Recorded information:
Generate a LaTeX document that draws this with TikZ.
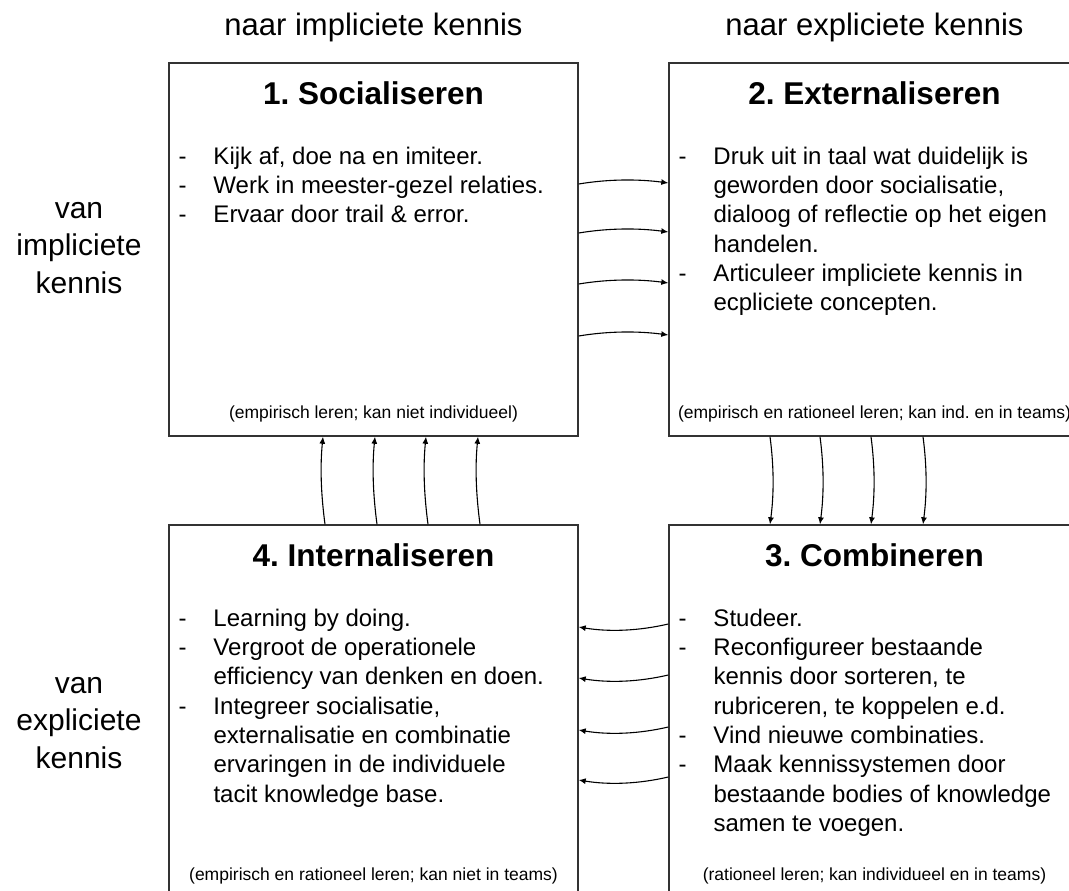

* * *

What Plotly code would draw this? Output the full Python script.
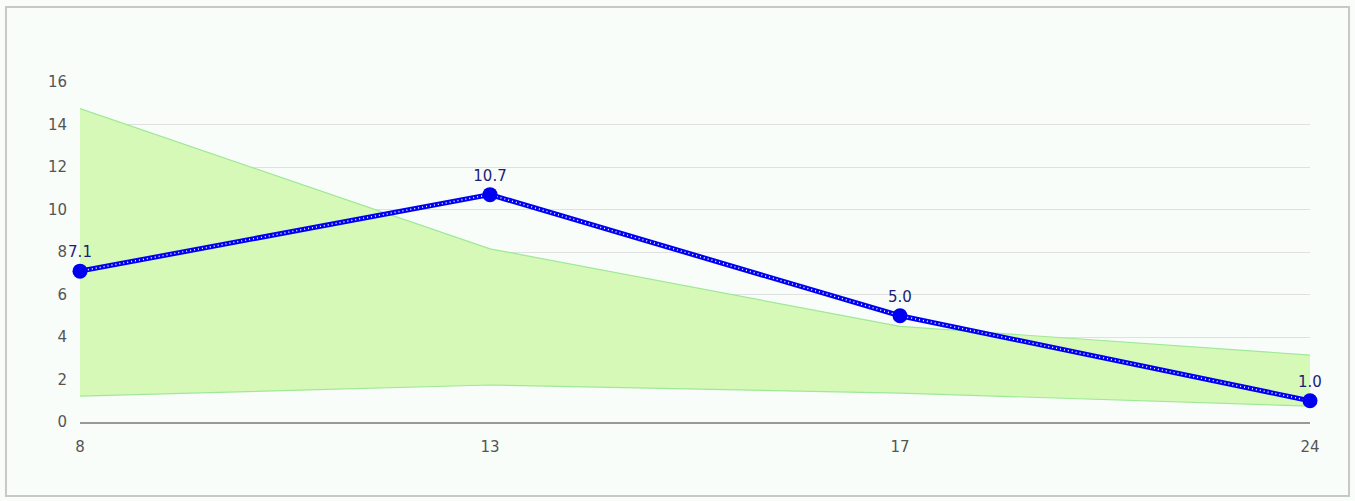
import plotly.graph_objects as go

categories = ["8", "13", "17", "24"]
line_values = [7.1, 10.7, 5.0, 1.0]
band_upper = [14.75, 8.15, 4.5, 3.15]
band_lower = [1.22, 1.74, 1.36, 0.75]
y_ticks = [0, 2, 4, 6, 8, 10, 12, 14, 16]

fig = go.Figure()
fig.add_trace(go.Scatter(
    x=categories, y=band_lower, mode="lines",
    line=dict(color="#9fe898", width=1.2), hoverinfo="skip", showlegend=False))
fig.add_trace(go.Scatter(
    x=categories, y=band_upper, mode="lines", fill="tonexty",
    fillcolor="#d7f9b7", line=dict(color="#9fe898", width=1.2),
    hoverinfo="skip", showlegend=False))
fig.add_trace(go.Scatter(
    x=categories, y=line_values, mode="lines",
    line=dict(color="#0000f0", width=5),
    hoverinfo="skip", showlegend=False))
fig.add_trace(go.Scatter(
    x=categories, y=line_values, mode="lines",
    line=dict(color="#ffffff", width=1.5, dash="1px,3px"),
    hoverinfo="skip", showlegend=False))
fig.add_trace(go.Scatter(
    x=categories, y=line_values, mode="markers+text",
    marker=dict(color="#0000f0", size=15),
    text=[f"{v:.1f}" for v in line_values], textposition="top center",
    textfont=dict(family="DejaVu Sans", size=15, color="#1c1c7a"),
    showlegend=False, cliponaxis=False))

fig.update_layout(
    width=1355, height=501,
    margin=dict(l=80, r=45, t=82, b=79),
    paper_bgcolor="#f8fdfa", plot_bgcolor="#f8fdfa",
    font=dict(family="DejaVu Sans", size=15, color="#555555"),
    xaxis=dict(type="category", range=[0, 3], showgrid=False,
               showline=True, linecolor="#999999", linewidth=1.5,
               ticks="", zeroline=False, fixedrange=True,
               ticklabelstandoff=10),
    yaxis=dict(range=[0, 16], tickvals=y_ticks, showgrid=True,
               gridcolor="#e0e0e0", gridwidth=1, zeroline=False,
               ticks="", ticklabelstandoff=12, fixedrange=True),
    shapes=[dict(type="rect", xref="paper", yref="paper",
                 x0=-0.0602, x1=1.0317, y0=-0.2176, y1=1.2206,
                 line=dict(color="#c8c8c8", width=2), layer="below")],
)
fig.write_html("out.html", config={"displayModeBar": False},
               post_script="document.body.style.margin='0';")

Task prompt: Pick out the lines that contain "this" and copy them.

Worked answer:
Generate a LaTeX document that draws this with TikZ.
What Plotly code would draw this? Output the full Python script.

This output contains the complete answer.